In 1966, the federal government, under the direction of President Lyndon Johnson, declared Waterloo, N.Y., the official birthplace of Memorial Day. They chose Waterloo—which had first celebrated the day on May 5, 1866—because the town had made Memorial Day an annual, community-wide event during which businesses closed and residents decorated the graves of soldiers with flowers and flags. Facts show that while Waterloo, N.Y. may have had the greatest impact on the growth of the holiday, the true birthplace is in fact Charleston, South Carolina.

For many years the terms “Decoration Day” and “Memorial Day” were used in different states, with Decoration Day more common in the South and Memorial Day more common to the North.  After World War II the use of Memorial Day became more commonly used and on June 28, 1968 the Congress passed the Uniform Holidays Bill, which moved four holidays, including Memorial Day, from their traditional dates to a specific Monday in order to create a 3-day weekends.  The law changed Memorial Day from what had become the traditional date of May 30th to the last Monday in May.  Thereafter the use of the term “Decoration Day” faded into history, though a few stalwart organizations still celebrate the holiday on it’s traditional date. The first federal holiday of Memorial Day was celebrated in 1971.  After some initial confusion and unwillingness to comply, all 50 states adopted Congress’s change of date within a few years.

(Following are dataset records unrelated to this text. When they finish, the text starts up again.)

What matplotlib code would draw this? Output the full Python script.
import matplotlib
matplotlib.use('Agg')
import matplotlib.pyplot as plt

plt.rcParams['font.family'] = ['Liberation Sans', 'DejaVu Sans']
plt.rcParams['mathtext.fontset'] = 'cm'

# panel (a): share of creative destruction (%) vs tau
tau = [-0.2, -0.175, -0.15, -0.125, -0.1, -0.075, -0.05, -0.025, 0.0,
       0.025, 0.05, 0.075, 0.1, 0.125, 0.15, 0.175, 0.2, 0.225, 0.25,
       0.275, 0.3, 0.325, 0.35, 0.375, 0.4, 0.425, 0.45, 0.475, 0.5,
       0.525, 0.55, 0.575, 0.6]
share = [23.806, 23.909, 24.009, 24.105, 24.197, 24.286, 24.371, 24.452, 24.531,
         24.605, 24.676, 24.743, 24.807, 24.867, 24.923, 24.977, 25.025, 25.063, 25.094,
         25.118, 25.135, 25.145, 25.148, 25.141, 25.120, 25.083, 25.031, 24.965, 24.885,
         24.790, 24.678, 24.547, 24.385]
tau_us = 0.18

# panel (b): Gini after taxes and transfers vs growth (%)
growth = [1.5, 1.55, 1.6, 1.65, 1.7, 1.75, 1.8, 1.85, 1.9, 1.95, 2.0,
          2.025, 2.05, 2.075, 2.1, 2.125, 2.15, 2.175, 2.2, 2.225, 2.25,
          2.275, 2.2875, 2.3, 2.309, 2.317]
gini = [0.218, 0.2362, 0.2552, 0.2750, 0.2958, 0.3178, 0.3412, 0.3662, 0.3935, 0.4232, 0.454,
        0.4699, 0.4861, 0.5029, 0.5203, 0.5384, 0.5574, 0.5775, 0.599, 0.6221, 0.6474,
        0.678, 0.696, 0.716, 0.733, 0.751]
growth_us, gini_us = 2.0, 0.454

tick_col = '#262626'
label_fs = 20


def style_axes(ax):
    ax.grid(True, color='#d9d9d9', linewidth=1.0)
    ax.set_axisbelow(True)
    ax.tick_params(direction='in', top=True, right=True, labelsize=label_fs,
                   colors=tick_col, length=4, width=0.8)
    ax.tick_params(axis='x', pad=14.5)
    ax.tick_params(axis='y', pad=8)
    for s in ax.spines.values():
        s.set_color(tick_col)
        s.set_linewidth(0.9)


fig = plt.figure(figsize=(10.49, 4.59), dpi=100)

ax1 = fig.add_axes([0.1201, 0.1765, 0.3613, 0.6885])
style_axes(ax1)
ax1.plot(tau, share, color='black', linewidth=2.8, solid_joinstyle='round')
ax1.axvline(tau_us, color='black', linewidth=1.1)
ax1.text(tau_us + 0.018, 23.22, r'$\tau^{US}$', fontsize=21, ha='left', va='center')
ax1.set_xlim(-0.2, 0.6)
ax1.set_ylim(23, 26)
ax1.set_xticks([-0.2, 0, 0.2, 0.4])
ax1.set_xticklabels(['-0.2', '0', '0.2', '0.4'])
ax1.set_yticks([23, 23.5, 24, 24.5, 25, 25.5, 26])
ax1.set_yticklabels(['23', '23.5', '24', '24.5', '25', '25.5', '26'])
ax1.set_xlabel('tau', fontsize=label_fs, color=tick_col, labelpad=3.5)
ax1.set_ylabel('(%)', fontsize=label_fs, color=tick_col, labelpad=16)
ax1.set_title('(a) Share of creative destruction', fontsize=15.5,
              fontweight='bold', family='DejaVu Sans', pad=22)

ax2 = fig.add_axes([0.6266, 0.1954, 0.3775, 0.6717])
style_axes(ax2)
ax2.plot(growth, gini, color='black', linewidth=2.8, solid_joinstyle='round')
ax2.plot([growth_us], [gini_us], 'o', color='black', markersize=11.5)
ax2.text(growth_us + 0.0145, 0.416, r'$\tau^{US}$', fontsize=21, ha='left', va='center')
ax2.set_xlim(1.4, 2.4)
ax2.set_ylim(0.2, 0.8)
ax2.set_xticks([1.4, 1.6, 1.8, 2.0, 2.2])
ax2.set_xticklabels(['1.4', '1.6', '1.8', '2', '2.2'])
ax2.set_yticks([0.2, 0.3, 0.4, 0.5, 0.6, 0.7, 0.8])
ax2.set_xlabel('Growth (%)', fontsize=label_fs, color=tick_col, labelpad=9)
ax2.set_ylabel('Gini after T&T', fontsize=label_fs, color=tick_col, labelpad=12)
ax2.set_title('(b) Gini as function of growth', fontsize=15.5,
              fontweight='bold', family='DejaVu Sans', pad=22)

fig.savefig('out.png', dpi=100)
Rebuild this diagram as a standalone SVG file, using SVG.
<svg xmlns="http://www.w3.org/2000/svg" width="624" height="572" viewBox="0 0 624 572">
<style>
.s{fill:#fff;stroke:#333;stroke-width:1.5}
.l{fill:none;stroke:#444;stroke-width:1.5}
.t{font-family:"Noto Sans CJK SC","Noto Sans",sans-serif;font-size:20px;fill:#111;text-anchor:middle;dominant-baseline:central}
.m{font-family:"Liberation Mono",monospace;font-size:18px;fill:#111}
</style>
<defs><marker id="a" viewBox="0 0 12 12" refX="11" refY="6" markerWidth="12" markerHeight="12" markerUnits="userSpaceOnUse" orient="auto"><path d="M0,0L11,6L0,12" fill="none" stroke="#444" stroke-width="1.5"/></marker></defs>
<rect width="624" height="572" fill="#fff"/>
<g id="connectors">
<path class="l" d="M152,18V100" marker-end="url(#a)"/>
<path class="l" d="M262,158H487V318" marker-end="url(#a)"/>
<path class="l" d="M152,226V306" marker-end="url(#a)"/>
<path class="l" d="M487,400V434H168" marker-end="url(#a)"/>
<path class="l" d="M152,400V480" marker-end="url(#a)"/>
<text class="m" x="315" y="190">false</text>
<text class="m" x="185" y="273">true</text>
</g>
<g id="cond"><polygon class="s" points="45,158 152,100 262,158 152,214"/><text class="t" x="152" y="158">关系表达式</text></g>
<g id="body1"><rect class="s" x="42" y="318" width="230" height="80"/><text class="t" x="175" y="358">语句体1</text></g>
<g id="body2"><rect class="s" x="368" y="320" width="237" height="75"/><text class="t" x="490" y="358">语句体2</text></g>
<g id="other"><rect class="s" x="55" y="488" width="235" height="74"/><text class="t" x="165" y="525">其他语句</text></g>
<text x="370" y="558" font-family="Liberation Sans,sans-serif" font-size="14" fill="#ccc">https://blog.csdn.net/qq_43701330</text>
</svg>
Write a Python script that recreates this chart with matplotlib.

It’s important for our children to understand that Memorial Day is intended as a moment of pause to recognize those that made the ultimate sacrifice in service of their nation.  Whether they be Confederate soldiers of the South or those who laid down their life in Iraq, we stop to thank those who gave all.  Enjoy the barbeques, the Indy 500 and take a splash in the pool, but never forget that Memorial Day is a time to look back in remembrance to those who paved the way; and, more importantly, be sure you tell this to your kids so the meaning isn’t lost forever.